Neville Goddard Lectures: “Behold the Dreamer” (1966)
29 Jun Neville Goddard Lectures: “Behold the Dreamer” (1966)
By Neville Goddard – 1/11/66
Tonight’s title is “Behold the Dreamer.” I am told that a great interest has been revived in scientific circles concerning the Dreamer in man and his dreams, but they do not turn to the Bible for any light whatsoever. They’re experimenting, trying to find out who or what the Dreamer within us is, and of whom is this Dreamer talking. We would turn to the book of books, the Bible. The Bible teaches, from beginning to end, all about this Dreamer: that God speaks to man in a dream and makes himself known in vision (Num. 12:6).
Tonight I have four stories that this artist brought me, or rather sent me this past week. Now, if I ask you to share with me your dreams, your visions, I do it for a purpose: I want to see how near we are getting to scripture. For the whole thing is contained in us and when we begin to awake, the entire book begins to unfold in us and it comes in the form of a dream, it comes in vision. Paul made no doubt about this Dreamer. He didn’t say what the Dreamer within us is, he said, “I know whom I believe.” Not what I believe, whom. I make you a promise, you too will find him. You will find the Dreamer. When you find him, you will find God. When you find God, you find yourself. The day will come—may it be tonight—if you are near the end where you have only one God. You can’t find him while there are two gods. You can only find him when you really only serve one God.

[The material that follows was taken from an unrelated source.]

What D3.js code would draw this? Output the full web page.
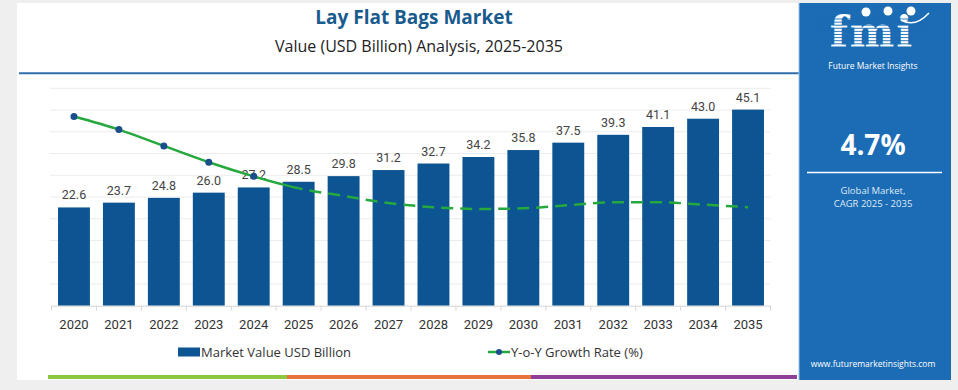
<!DOCTYPE html>
<html><head><meta charset="utf-8">
<script src="https://cdn.jsdelivr.net/npm/d3@7"></script>
<style>
html,body{margin:0;padding:0;background:#efefef;}
svg{display:block;}
</style></head>
<body>
<svg id="chart" width="958" height="390"></svg>
<script>
const years = ["2020","2021","2022","2023","2024","2025","2026","2027","2028","2029","2030","2031","2032","2033","2034","2035"];
const marketValue = [22.6,23.7,24.8,26.0,27.2,28.5,29.8,31.2,32.7,34.2,35.8,37.5,39.3,41.1,43.0,45.1];
const growthRate = [8.7,8.1,7.35,6.6,5.95,5.4,5.05,4.72,4.53,4.45,4.48,4.62,4.76,4.76,4.65,4.53];
const yTicks = [5,10,15,20,25,30,35,40,45,50];
const title = "Lay Flat Bags Market";
const subtitle = "Value (USD Billion) Analysis, 2025-2035";
const legendLabels = ["Market Value USD Billion","Y-o-Y Growth Rate (%)"];
const cagr = "4.7%";

const svg = d3.select("#chart");
const barColor = "#0d5592", lineColor = "#25a83d", markerColor = "#1a4f8c";
const font = "'Open Sans', 'Noto Sans', sans-serif";
const axisFont = "Roboto, 'Open Sans', sans-serif";

// card
svg.append("rect").attr("x",17).attr("y",3).attr("width",782).attr("height",377).attr("fill","#fff");

// title
svg.append("text").attr("x",414).attr("y",24).attr("text-anchor","middle")
  .attr("font-family",font).attr("font-weight",700).attr("font-size",19).attr("fill","#1a5b8e").text(title);
svg.append("text").attr("x",419).attr("y",52).attr("text-anchor","middle")
  .attr("font-family",font).attr("font-size",16).attr("fill","#222").text(subtitle);
svg.append("line").attr("x1",19).attr("x2",799).attr("y1",73.3).attr("y2",73.3)
  .attr("stroke","#2f6fa8").attr("stroke-width",2);

// scales
const x = d3.scaleBand().domain(years).range([51.5,770.5]).paddingInner(0.29).paddingOuter(0.145);
const y = d3.scaleLinear().domain([0,50]).range([305.7,88.3]);
const y2 = d3.scaleLinear().domain([0,10]).range([305.7,88.3]);
const step = x.step();

// gridlines
svg.append("g").selectAll("line").data(yTicks).join("line")
  .attr("x1",50).attr("x2",771).attr("y1",d=>y(d)).attr("y2",d=>y(d))
  .attr("stroke","#ececec").attr("stroke-width",1);

// bars
svg.append("g").selectAll("rect").data(years).join("rect")
  .attr("x",d=>x(d)).attr("width",x.bandwidth())
  .attr("y",(d,i)=>y(marketValue[i])).attr("height",(d,i)=>y(0)-y(marketValue[i]))
  .attr("fill",barColor);

// value labels
svg.append("g").selectAll("text").data(years).join("text")
  .attr("x",d=>x(d)+x.bandwidth()/2).attr("y",(d,i)=>y(marketValue[i])-8)
  .attr("text-anchor","middle").attr("font-family",axisFont).attr("font-size",12.5).attr("fill","#444")
  .text((d,i)=>marketValue[i].toFixed(1));

// x axis
const xAxis = d3.axisBottom(x).tickSize(0).tickPadding(14);
const ax = svg.append("g").attr("transform",`translate(0,${y(0)})`).call(xAxis);
ax.select(".domain").attr("stroke","#d6d6d6");
ax.selectAll("text").attr("font-family",axisFont).attr("font-size",13).attr("fill","#333");
const edges = d3.range(years.length+1).map(i=>x.range()[0]+i*step);
svg.append("g").selectAll("line").data(edges).join("line")
  .attr("x1",d=>d).attr("x2",d=>d).attr("y1",y(0)).attr("y2",y(0)+5)
  .attr("stroke","#d6d6d6");

// growth line
const cx = d => x(d)+x.bandwidth()/2;
const pts = years.map((d,i)=>[cx(d), y2(growthRate[i])]);
const lineGen = d3.line().curve(d3.curveMonotoneX);
const splitX = cx("2025");
const defs = svg.append("defs");
defs.append("clipPath").attr("id","clipSolid").append("rect").attr("x",0).attr("y",0).attr("width",splitX).attr("height",390);
defs.append("clipPath").attr("id","clipDash").append("rect").attr("x",splitX).attr("y",0).attr("width",958-splitX).attr("height",390);
svg.append("path").attr("d",lineGen(pts)).attr("fill","none").attr("stroke",lineColor).attr("stroke-width",2.5).attr("clip-path","url(#clipSolid)");
svg.append("path").attr("d",lineGen(pts)).attr("fill","none").attr("stroke",lineColor).attr("stroke-width",2.5)
  .attr("stroke-dasharray","12,7").attr("clip-path","url(#clipDash)");
svg.append("g").selectAll("circle").data(pts.slice(0,5)).join("circle")
  .attr("cx",d=>d[0]).attr("cy",d=>d[1]).attr("r",3.5).attr("fill",markerColor);

// legend
svg.append("rect").attr("x",178).attr("y",347.5).attr("width",22).attr("height",9).attr("fill",barColor);
svg.append("text").attr("x",201).attr("y",356.5).attr("font-family",font).attr("font-size",13).attr("fill","#333").text(legendLabels[0]);
svg.append("line").attr("x1",488).attr("x2",510).attr("y1",352).attr("y2",352).attr("stroke",lineColor).attr("stroke-width",2.5);
svg.append("circle").attr("cx",499).attr("cy",352).attr("r",3).attr("fill",markerColor);
svg.append("text").attr("x",511).attr("y",356.5).attr("font-family",font).attr("font-size",13).attr("fill","#333").text(legendLabels[1]);

// bottom stripe
const stripe = [[48,287,"#8dc63f"],[287,531,"#e8743b"],[531,797,"#8e3f97"]];
svg.append("g").selectAll("rect").data(stripe).join("rect")
  .attr("x",d=>d[0]).attr("width",d=>d[1]-d[0]).attr("y",375).attr("height",4).attr("fill",d=>d[2]);

// right panel
const px = 799, pw = 152, pcx = px+pw/2;
svg.append("rect").attr("x",px).attr("y",3).attr("width",pw).attr("height",377).attr("fill","#1b6cb4");
svg.append("line").attr("x1",px).attr("x2",px).attr("y1",3).attr("y2",380).attr("stroke","#9cc3e6").attr("stroke-width",1);
// logo
const logo = svg.append("g");
logo.append("text").attr("x",pcx-3).attr("y",47).attr("text-anchor","middle")
  .attr("font-family","'DejaVu Serif', serif").attr("font-weight",700).attr("font-size",42).attr("fill","#fff")
  .attr("letter-spacing",2).text("fmi");
logo.append("g").selectAll("line").data(d3.range(19,48,3.1)).join("line")
  .attr("x1",812).attr("x2",935).attr("y1",d=>d).attr("y2",d=>d).attr("stroke","#1b6cb4").attr("stroke-width",0.9);
logo.selectAll("circle.dot").data([[866,12],[888,11],[911,11]]).join("circle")
  .attr("cx",d=>d[0]).attr("cy",d=>d[1]).attr("r",4.5).attr("fill","#fff");
logo.append("path").attr("d","M901,20 Q915,28 929,13").attr("fill","none").attr("stroke","#fff").attr("stroke-width",1.5);
svg.append("text").attr("x",pcx-2).attr("y",69).attr("text-anchor","middle").attr("font-family",font)
  .attr("font-size",8.5).attr("fill","#fff").text("Future Market Insights");
svg.append("text").attr("x",873).attr("y",155).attr("text-anchor","middle").attr("font-family",font)
  .attr("font-weight",700).attr("font-size",28).attr("fill","#fff").text(cagr);
svg.append("line").attr("x1",807).attr("x2",942).attr("y1",172.5).attr("y2",172.5).attr("stroke","#fff").attr("stroke-width",1.5);
svg.append("text").attr("x",873).attr("y",194).attr("text-anchor","middle").attr("font-family",font)
  .attr("font-size",9.5).attr("fill","#dfe9f5").text("Global Market,");
svg.append("text").attr("x",873).attr("y",207).attr("text-anchor","middle").attr("font-family",font)
  .attr("font-size",9.5).attr("fill","#dfe9f5").text("CAGR 2025 - 2035");
svg.append("text").attr("x",873).attr("y",367).attr("text-anchor","middle").attr("font-family",font)
  .attr("font-size",8.5).attr("fill","#fff").text("www.futuremarketinsights.com");
</script>
</body></html>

Now this one God was revealed, we are told, to Moses. Well, Moses is not a man any more than Abraham, Isaac, and Jacob. These are the eternal states of the soul through which the immortal you must pass to awaken as God. So the word Moses has a great significance…all the words, all the names of scripture. The word Moses is the old perfective, that is “tending towards” or “tending to make perfect” of the Egyptian verb “to be born.” There is something to be born from man that must be perfect as God is perfect. No imperfection, just pure. That’s the prototype of the one we speak of in scripture as Jesus Christ. It’s something to be born. We’re told in scripture, And the Lord said unto Moses, behold, you are about to sleep with your fathers. That’s a nice way of saying die. When you die, this people will rise and play the harlot after the strange gods in the land where they go to be among them, and surely I will hide my face in that day on account of all the evil which they have done. I’ll tell you why: because they have turned to other gods (Deut.31:16).
He equates the evil of man with turning to another God. He equates these two with harlotry, he equates them with idolatry. The only idolatry recognized is turning to another God. This he calls playing the part of the harlot. They’ll rise and play the part of the harlot. Hasn’t a thing to do with what the world calls the harlot in this world, not a thing to do with sex as you and I understand sex; it is all to do with turning to a strange God. Yet man can’t help it, for he foresaw that when this sleeps in man and is not there to guide man, then man will look out on a world that seems so vast, so great he’ll be dwarfed by it, and he will not know who brought it into being and for what purpose. He will make strange gods. So you can’t blame man.